-- begin Data to process --

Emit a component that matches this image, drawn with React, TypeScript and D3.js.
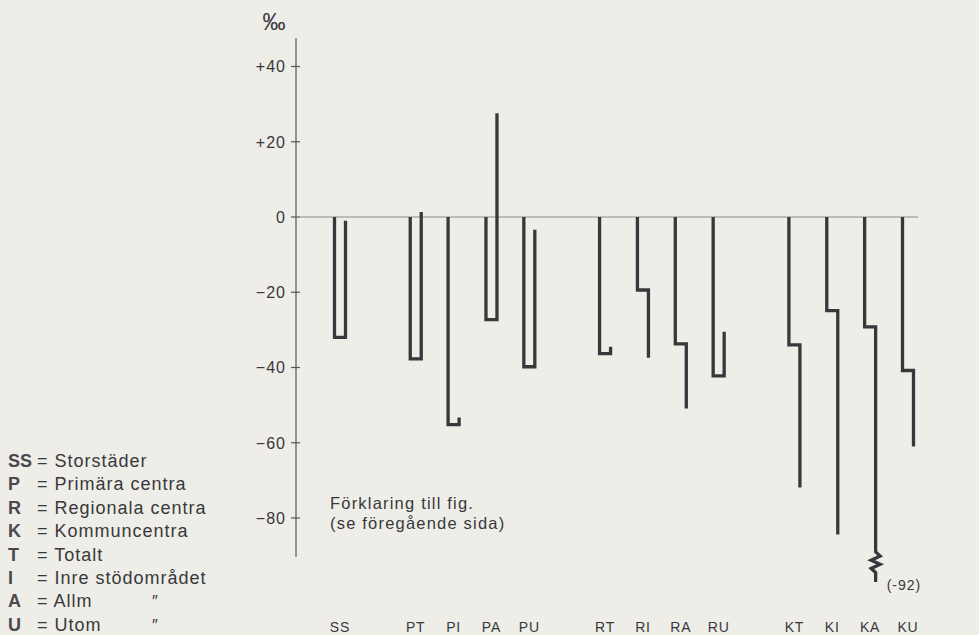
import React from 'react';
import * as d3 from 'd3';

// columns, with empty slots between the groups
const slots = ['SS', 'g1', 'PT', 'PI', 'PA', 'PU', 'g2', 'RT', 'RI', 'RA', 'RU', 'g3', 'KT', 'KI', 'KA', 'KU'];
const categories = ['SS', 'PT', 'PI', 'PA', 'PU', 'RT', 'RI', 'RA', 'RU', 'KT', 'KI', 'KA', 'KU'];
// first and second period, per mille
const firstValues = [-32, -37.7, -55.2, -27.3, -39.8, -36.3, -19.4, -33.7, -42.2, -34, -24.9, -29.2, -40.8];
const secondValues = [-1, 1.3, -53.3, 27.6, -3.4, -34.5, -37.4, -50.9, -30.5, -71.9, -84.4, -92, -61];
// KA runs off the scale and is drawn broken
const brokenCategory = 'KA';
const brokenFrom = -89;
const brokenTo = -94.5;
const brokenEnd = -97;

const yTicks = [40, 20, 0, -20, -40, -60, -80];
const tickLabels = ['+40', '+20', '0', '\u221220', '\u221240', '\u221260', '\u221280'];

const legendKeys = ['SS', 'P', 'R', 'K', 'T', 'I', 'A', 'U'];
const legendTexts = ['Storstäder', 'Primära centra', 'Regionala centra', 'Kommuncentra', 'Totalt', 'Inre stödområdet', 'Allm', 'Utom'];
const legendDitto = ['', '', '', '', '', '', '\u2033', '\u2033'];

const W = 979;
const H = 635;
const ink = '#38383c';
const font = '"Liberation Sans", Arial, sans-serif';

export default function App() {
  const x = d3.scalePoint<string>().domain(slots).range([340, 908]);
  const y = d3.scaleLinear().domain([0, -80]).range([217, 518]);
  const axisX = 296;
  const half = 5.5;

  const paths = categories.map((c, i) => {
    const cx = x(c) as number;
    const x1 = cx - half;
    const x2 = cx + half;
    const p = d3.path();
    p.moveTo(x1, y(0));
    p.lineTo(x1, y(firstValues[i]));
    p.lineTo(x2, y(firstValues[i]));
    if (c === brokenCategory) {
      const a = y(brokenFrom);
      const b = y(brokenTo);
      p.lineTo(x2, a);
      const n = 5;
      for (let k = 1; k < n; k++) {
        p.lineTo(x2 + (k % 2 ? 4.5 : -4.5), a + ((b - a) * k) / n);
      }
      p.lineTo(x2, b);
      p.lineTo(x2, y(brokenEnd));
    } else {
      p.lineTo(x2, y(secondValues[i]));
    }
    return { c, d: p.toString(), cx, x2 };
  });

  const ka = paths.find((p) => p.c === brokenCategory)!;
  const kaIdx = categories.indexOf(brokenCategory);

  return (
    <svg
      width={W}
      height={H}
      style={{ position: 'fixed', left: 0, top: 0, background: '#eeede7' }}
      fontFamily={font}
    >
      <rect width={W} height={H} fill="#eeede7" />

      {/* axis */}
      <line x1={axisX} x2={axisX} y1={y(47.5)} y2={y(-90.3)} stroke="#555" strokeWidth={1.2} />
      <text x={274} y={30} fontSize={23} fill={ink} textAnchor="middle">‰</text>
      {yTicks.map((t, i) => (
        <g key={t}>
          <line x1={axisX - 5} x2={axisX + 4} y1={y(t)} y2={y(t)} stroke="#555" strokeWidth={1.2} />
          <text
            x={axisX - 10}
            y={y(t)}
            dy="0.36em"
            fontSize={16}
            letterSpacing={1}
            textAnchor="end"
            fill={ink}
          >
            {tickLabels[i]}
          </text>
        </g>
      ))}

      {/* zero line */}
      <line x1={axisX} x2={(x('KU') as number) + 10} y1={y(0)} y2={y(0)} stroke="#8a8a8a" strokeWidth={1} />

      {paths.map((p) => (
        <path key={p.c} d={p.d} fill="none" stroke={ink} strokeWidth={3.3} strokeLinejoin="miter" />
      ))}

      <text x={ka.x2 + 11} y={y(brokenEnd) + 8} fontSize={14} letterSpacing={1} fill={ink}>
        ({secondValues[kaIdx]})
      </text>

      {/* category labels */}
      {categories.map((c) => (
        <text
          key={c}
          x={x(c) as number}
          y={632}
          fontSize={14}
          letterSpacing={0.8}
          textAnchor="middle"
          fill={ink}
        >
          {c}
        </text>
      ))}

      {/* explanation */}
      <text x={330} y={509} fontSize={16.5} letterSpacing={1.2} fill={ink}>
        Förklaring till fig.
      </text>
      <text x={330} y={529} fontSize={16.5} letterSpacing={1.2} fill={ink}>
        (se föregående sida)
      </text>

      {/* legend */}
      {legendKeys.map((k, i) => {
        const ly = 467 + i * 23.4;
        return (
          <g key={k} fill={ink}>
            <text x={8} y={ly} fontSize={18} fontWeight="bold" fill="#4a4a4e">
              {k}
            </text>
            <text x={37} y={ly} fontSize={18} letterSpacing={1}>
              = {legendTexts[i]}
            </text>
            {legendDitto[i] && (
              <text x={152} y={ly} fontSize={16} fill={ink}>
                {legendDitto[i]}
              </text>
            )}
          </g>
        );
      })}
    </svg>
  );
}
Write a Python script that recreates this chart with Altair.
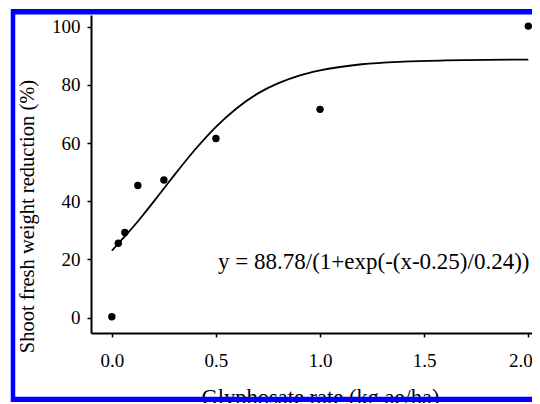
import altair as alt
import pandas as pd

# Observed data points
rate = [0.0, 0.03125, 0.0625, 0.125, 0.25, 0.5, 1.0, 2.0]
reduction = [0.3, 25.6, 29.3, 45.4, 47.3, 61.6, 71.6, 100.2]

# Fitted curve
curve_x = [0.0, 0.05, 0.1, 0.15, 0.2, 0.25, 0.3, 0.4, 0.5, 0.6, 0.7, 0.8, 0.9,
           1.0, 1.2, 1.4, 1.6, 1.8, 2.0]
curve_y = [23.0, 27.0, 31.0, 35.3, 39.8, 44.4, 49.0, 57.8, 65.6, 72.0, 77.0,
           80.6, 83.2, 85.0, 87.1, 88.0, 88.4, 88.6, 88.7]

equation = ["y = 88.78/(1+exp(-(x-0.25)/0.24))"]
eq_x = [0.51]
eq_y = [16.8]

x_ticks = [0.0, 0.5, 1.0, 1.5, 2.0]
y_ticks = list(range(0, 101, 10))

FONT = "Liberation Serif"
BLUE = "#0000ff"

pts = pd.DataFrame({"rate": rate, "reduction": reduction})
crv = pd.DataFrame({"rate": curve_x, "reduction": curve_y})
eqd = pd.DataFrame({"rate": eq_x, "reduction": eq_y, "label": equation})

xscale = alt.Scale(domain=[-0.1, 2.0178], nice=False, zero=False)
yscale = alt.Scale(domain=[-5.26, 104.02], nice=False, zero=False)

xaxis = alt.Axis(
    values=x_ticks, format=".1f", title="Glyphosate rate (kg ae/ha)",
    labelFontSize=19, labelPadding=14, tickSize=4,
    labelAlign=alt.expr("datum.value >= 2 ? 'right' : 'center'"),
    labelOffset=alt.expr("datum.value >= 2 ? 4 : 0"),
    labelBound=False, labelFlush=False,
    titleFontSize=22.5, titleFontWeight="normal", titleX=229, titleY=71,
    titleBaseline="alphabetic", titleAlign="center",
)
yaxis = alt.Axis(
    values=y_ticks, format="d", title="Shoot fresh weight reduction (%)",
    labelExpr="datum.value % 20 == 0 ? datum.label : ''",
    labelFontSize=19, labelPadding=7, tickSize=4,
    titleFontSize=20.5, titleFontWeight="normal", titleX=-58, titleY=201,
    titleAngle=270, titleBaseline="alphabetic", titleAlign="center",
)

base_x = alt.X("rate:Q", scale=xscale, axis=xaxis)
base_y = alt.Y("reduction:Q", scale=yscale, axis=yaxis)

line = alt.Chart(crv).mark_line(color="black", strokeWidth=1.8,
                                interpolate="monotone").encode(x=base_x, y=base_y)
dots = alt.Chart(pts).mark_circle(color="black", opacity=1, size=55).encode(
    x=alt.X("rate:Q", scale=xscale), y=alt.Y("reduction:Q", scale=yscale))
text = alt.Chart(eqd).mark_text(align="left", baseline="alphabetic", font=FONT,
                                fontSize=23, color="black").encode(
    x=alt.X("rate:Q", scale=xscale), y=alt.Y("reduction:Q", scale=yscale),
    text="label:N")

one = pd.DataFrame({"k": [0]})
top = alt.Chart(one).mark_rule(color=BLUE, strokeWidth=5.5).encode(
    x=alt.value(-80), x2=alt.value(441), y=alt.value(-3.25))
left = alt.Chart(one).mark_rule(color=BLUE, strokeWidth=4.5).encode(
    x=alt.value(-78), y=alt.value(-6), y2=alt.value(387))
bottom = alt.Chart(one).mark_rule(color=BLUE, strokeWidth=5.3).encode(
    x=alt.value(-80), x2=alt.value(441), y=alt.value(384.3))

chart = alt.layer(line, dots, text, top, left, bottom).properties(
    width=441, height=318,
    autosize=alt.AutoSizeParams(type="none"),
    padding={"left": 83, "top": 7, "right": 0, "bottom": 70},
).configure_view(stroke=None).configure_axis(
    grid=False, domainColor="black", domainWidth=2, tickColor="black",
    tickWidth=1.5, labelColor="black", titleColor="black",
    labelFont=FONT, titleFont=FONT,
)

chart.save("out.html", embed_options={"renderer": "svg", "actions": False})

-- end Data to process --

→ Your task: Restate word for word the lines that begin at the one with "Write a Python" and end at the one with "reduction = [0.3, 25.6, 29.3, 45.4, 47.3, 61.6, 71.6, 100.2]", including both, and leave every picture aside.

→ The reply:
Write a Python script that recreates this chart with Altair.
import altair as alt
import pandas as pd

# Observed data points
rate = [0.0, 0.03125, 0.0625, 0.125, 0.25, 0.5, 1.0, 2.0]
reduction = [0.3, 25.6, 29.3, 45.4, 47.3, 61.6, 71.6, 100.2]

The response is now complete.